Ōnokuni has remained in the sumo world as an oyakata, or elder, and opened his own training stable, Shibatayama-beya in 1999. In March 2008 the stable produced its first sekitori, Daiyubu, but he spent only one tournament in jūryō and retired suddenly in June 2010 after falling out with his stablemaster. Daiyubu filed a lawsuit in September claiming that he was slapped and punched, and his topknot was cut off against his will. Shibatayama was questioned by police over the alleged incidents. The case was eventually settled out of court. In March 2016 Shibatayama and one of his wrestlers, Komatokuni, were ordered by the Tokyo District Court to pay 32.4 million yen (287,500 USD) in compensation to another former wrestler who the court ruled had faced "daily abuse" since joining in 2008 and had to undergo four surgeries for a detached retina, eventually losing sight in the eye in 2013. Shibatayama appealed the ruling, and in November 2016 a court-mediated, confidential settlement was reached.
In 2013 his old stable closed when Hanaregoma Oyakata reached the mandatory retirement age, and their wrestlers transferred to Shibatayama stable. As of March 2016 the stable has no sekitori.
He also has a reputation as a baker of cakes, and published a book (第62代横綱大乃国の全国スイーツ巡業, 62nd Yokozuna Ōnokuni's National Sweets Tour).
His autobiography, titled Winning Even When You Lose, was published in 2008.

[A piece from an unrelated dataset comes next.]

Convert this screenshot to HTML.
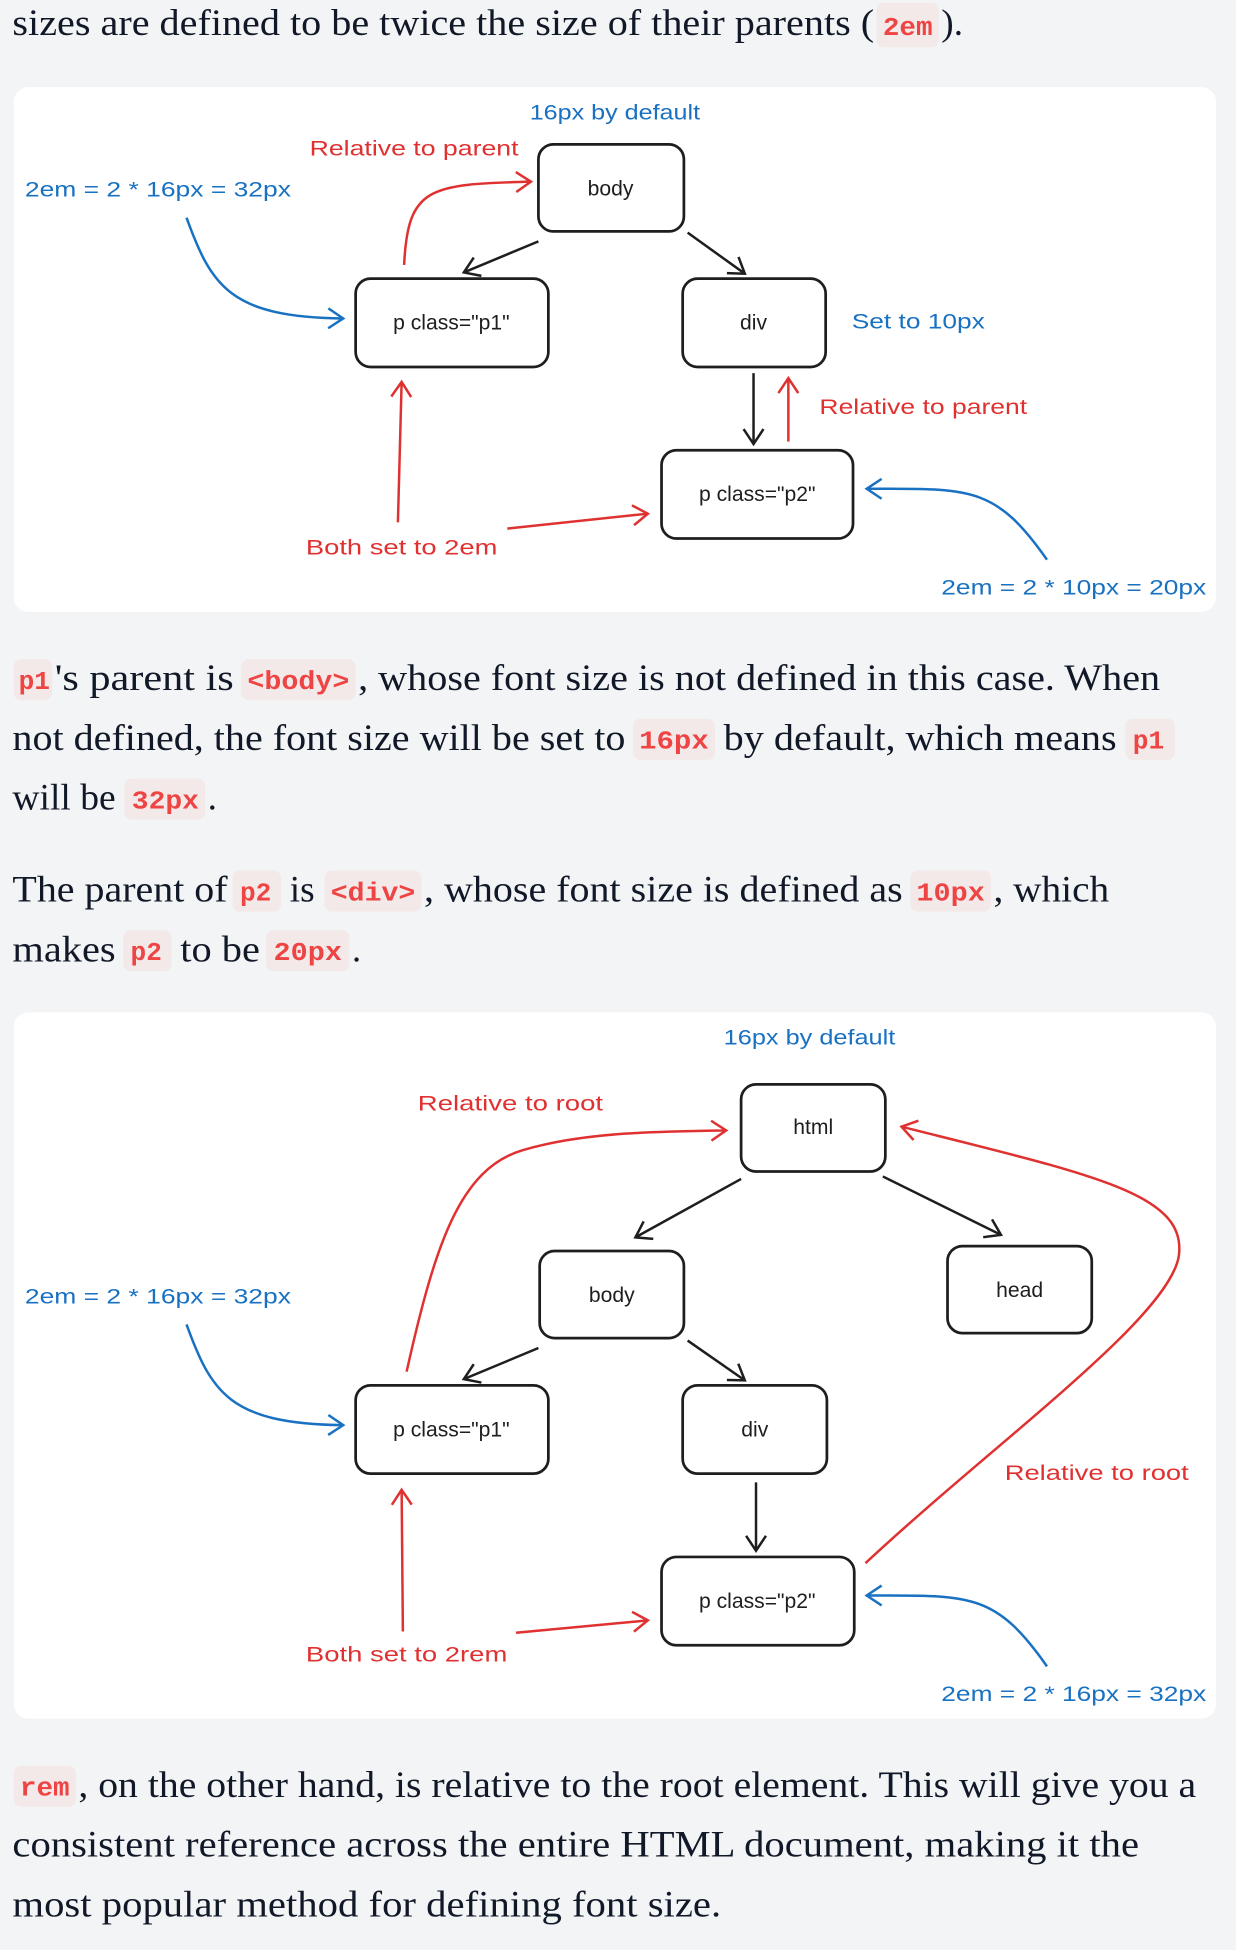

He has been married since 1989.
Ōnokuni favoured grip on his opponent's mawashi was migi-yotsu, a left hand outside and right hand inside position. His most common winning kimarite was yori-kiri, which accounted for nearly half his victories at sekitori level. He was also fond of uwatenage, or overarm throw. He had a somewhat defensive style, preferring to wait for his opportunity rather than take the initiative right from the beginning of a bout.